(Data entries)
>>>
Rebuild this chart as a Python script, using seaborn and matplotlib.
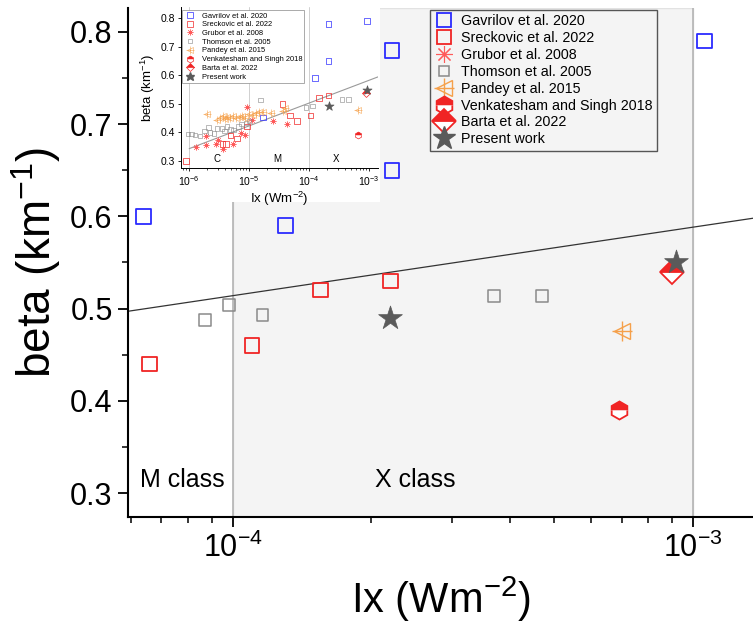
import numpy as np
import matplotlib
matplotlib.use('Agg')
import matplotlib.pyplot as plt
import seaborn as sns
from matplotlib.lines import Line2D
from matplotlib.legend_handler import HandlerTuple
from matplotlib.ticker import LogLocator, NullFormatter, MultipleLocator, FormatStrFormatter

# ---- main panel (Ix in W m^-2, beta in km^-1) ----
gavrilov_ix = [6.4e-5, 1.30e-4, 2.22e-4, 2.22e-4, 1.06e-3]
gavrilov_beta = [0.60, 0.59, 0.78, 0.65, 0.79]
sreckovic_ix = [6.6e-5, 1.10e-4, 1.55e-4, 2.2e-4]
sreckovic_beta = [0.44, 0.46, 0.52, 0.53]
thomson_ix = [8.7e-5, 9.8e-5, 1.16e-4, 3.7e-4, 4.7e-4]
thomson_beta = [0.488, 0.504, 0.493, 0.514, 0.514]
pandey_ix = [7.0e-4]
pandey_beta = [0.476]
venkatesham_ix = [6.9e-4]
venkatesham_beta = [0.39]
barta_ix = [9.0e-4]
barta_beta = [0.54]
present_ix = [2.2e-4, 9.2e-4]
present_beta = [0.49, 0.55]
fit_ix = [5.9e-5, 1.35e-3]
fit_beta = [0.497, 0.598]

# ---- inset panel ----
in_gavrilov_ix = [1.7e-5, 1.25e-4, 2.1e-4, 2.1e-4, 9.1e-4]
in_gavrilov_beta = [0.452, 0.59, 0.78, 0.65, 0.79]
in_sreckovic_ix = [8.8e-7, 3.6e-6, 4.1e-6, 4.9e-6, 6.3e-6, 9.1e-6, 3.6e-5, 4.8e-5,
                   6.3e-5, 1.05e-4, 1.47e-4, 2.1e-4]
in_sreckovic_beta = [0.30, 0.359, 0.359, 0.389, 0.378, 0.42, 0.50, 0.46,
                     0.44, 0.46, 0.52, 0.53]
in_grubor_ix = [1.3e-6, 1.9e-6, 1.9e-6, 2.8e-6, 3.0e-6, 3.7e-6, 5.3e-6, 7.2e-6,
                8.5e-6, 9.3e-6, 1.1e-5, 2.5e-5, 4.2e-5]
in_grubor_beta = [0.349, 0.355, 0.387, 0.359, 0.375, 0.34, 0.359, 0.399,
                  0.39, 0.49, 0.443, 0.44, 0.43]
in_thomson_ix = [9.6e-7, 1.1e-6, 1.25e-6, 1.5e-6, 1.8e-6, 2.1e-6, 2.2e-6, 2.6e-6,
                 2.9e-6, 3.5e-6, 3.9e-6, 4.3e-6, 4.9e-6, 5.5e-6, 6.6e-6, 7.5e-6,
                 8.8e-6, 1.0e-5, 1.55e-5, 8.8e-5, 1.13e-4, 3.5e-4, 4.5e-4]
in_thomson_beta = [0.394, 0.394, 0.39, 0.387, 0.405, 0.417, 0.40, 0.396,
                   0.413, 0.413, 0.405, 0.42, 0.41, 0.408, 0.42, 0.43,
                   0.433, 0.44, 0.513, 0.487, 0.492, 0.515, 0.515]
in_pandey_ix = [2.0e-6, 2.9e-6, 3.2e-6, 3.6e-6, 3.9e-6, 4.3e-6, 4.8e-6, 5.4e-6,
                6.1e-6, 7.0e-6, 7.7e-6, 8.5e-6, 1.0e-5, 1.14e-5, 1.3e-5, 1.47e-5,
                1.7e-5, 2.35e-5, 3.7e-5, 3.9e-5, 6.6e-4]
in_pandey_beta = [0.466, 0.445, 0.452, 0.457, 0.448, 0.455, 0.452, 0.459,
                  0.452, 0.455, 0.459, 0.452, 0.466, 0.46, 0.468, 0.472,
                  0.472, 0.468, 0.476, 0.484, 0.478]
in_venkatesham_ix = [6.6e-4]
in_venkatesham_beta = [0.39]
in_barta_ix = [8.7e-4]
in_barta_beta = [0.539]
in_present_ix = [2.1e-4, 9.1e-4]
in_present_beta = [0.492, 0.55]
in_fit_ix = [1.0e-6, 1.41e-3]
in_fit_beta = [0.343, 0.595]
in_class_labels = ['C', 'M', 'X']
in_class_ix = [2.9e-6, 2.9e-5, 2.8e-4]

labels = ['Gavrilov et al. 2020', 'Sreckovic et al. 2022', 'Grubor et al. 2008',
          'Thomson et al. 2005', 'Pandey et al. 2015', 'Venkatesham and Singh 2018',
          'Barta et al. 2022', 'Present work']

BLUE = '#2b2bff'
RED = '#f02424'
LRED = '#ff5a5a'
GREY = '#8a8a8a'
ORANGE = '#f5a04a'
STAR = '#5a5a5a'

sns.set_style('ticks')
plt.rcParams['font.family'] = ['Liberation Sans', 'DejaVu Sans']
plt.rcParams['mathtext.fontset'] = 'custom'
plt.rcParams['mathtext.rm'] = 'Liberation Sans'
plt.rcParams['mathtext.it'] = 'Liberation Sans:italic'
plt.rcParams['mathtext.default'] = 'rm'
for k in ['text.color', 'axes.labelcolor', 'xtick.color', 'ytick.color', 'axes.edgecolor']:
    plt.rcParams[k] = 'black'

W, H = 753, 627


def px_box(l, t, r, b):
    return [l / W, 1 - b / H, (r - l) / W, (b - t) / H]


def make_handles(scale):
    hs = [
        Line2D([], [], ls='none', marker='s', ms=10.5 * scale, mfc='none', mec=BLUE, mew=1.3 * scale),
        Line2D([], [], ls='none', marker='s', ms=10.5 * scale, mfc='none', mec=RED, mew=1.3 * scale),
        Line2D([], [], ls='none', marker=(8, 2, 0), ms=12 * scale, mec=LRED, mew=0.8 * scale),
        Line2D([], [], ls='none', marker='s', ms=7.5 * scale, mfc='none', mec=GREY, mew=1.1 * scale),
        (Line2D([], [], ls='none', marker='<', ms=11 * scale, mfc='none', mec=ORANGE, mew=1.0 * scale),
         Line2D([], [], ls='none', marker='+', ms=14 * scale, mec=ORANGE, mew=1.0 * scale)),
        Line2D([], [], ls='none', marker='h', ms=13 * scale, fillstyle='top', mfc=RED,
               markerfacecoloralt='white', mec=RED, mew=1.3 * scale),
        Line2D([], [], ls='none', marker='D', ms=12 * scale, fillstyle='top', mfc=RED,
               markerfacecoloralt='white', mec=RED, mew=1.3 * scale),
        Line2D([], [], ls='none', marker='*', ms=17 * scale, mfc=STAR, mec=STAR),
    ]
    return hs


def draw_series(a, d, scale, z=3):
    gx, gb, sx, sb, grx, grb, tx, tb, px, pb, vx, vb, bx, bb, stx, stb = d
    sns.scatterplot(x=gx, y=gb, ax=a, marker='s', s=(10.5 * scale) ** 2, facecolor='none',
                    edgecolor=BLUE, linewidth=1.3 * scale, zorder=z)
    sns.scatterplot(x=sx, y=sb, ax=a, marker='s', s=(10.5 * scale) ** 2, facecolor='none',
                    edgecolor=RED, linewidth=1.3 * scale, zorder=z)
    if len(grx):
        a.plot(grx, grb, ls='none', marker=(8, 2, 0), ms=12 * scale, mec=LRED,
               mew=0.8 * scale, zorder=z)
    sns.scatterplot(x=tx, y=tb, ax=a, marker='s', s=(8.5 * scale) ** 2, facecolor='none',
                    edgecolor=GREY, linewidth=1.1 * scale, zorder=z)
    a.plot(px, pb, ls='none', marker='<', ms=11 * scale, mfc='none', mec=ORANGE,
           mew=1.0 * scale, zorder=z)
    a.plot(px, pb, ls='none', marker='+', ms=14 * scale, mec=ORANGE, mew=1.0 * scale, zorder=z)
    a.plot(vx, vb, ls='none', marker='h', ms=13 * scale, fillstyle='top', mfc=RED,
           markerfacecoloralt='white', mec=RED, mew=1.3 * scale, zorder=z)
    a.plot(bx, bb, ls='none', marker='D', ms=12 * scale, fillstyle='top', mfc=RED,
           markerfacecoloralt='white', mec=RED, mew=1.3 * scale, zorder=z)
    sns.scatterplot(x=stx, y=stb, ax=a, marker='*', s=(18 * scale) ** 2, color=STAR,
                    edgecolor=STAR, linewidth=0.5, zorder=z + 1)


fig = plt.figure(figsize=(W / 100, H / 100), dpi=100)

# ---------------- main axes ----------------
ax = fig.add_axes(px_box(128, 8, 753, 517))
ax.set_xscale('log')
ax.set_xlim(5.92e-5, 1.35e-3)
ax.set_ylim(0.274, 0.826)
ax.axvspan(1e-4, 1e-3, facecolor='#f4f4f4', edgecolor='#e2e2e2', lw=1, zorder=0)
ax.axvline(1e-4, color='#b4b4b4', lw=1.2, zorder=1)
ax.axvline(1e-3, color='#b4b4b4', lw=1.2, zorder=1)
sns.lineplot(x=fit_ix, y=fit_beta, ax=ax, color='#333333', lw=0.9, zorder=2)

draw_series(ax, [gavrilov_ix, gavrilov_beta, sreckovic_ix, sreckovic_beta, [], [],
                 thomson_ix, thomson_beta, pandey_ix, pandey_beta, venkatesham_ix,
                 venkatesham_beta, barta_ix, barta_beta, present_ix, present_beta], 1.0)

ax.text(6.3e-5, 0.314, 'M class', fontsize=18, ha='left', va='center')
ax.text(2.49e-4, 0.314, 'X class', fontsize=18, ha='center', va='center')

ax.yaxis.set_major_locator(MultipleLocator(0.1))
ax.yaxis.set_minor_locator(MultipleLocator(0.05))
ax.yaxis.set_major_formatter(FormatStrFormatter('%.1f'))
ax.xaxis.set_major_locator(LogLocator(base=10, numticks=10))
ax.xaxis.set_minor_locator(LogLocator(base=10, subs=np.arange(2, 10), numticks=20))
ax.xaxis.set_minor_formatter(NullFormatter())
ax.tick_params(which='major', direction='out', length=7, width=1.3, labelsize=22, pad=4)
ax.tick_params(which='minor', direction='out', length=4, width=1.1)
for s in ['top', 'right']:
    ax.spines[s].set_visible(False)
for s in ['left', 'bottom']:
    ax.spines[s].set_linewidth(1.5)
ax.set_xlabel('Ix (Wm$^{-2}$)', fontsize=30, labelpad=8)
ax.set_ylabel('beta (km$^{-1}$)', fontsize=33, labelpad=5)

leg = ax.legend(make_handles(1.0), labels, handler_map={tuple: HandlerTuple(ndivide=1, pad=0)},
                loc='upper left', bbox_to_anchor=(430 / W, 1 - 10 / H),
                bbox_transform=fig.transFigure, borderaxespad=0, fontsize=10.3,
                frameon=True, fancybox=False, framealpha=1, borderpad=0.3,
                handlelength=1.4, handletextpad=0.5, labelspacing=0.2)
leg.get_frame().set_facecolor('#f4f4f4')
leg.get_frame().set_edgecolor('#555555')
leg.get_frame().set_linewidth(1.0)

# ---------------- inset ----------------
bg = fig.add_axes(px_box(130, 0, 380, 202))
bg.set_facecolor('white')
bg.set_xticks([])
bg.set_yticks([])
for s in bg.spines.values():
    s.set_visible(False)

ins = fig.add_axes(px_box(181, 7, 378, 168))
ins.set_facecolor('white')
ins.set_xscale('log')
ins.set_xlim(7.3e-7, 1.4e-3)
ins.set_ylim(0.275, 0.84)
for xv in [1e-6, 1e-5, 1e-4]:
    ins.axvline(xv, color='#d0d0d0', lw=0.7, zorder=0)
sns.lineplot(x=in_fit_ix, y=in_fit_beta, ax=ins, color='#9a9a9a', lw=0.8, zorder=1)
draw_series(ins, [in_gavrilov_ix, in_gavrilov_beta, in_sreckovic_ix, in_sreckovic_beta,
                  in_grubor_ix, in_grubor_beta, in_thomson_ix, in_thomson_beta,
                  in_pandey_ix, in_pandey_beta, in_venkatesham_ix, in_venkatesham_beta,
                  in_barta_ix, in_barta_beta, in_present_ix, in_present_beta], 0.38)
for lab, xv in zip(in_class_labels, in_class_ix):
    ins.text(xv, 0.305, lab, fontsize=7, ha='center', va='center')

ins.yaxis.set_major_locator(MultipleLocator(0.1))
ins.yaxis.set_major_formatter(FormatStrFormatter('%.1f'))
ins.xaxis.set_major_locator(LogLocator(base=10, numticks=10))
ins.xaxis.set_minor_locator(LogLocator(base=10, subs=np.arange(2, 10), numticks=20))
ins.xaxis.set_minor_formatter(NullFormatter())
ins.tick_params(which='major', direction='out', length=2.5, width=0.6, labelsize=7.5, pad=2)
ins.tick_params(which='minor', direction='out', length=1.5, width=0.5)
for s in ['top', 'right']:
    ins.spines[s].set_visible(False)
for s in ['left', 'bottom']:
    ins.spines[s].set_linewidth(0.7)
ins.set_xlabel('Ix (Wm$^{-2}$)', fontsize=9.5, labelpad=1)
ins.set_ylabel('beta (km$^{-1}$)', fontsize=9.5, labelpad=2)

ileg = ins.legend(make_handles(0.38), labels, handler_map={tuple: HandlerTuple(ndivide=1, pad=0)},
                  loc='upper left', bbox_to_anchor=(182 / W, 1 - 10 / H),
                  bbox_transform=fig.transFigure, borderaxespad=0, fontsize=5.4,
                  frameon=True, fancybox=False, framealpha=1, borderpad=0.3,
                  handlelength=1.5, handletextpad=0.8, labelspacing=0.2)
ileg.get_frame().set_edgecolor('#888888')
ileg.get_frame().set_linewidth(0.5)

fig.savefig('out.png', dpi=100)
<<<
>>>
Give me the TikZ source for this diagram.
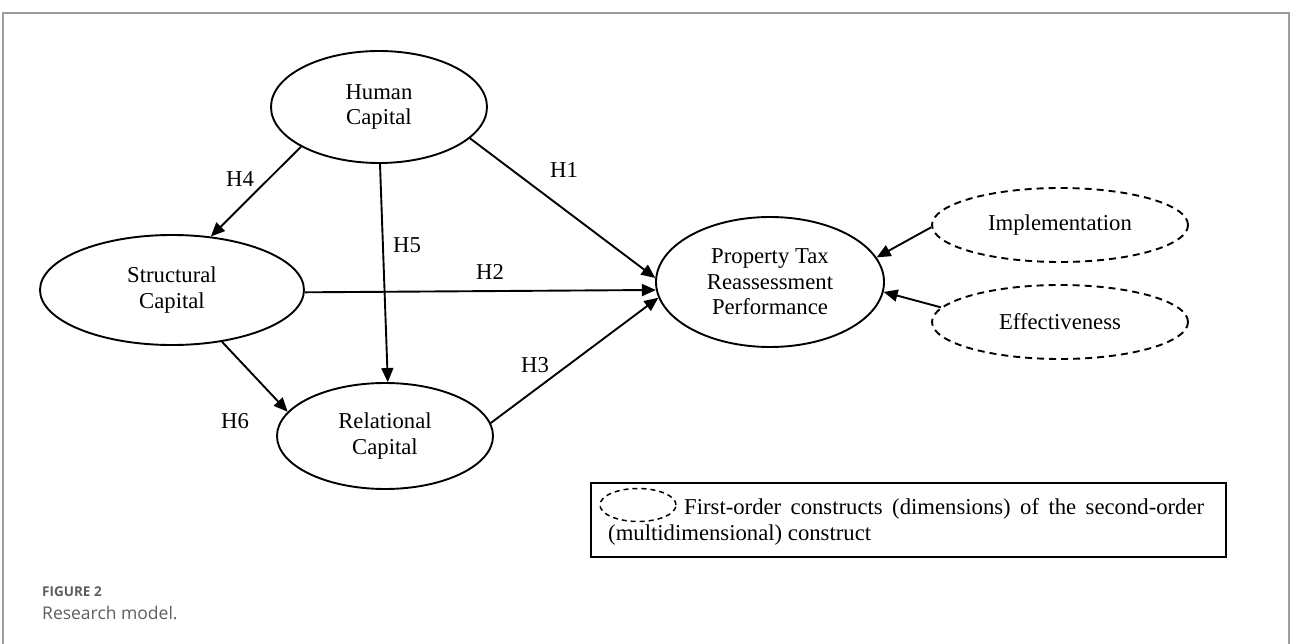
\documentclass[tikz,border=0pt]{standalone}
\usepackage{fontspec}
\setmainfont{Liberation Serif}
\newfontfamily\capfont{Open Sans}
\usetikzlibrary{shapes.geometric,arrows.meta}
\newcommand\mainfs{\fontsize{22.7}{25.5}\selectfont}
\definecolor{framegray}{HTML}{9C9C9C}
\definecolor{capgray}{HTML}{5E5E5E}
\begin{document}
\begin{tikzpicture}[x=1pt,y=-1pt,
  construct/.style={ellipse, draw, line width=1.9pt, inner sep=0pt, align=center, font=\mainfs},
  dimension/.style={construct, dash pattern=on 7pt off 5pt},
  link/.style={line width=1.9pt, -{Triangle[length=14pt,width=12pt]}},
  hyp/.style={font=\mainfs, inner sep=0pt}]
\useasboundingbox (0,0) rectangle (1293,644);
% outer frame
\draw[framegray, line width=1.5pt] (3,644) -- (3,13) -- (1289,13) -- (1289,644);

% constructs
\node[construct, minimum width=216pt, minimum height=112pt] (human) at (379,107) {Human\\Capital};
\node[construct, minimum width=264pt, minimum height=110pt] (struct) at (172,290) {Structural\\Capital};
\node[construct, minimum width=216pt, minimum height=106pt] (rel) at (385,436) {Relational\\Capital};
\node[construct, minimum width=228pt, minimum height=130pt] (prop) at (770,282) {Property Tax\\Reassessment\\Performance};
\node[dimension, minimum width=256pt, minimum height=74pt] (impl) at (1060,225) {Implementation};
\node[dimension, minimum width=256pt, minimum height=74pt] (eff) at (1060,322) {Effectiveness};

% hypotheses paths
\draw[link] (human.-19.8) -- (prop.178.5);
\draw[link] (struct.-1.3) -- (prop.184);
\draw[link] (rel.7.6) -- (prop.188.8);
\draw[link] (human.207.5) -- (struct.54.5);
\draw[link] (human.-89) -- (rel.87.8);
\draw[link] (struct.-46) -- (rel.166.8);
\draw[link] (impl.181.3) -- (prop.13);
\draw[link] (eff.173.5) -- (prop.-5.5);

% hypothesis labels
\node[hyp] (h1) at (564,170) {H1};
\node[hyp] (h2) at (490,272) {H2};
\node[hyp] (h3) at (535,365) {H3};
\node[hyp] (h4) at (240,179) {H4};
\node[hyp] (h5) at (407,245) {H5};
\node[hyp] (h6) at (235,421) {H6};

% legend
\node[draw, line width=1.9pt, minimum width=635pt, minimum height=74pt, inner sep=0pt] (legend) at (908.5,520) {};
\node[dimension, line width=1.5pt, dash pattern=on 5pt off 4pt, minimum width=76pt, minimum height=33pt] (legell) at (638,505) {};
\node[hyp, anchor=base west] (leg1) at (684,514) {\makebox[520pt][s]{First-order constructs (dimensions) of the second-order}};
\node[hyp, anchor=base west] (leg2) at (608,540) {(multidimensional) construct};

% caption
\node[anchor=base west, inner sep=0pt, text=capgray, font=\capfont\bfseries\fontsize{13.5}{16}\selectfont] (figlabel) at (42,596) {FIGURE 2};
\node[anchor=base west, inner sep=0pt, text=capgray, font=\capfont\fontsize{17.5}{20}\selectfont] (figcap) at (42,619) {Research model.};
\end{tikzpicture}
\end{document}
<<<
Set down the lines running from the one with "Give me the TikZ source for this diagram." through the one with "(1289,13) -- (1289,644);", both ends kept, exactly and with no pictures.

Give me the TikZ source for this diagram.
\documentclass[tikz,border=0pt]{standalone}
\usepackage{fontspec}
\setmainfont{Liberation Serif}
\newfontfamily\capfont{Open Sans}
\usetikzlibrary{shapes.geometric,arrows.meta}
\newcommand\mainfs{\fontsize{22.7}{25.5}\selectfont}
\definecolor{framegray}{HTML}{9C9C9C}
\definecolor{capgray}{HTML}{5E5E5E}
\begin{document}
\begin{tikzpicture}[x=1pt,y=-1pt,
  construct/.style={ellipse, draw, line width=1.9pt, inner sep=0pt, align=center, font=\mainfs},
  dimension/.style={construct, dash pattern=on 7pt off 5pt},
  link/.style={line width=1.9pt, -{Triangle[length=14pt,width=12pt]}},
  hyp/.style={font=\mainfs, inner sep=0pt}]
\useasboundingbox (0,0) rectangle (1293,644);
% outer frame
\draw[framegray, line width=1.5pt] (3,644) -- (3,13) -- (1289,13) -- (1289,644);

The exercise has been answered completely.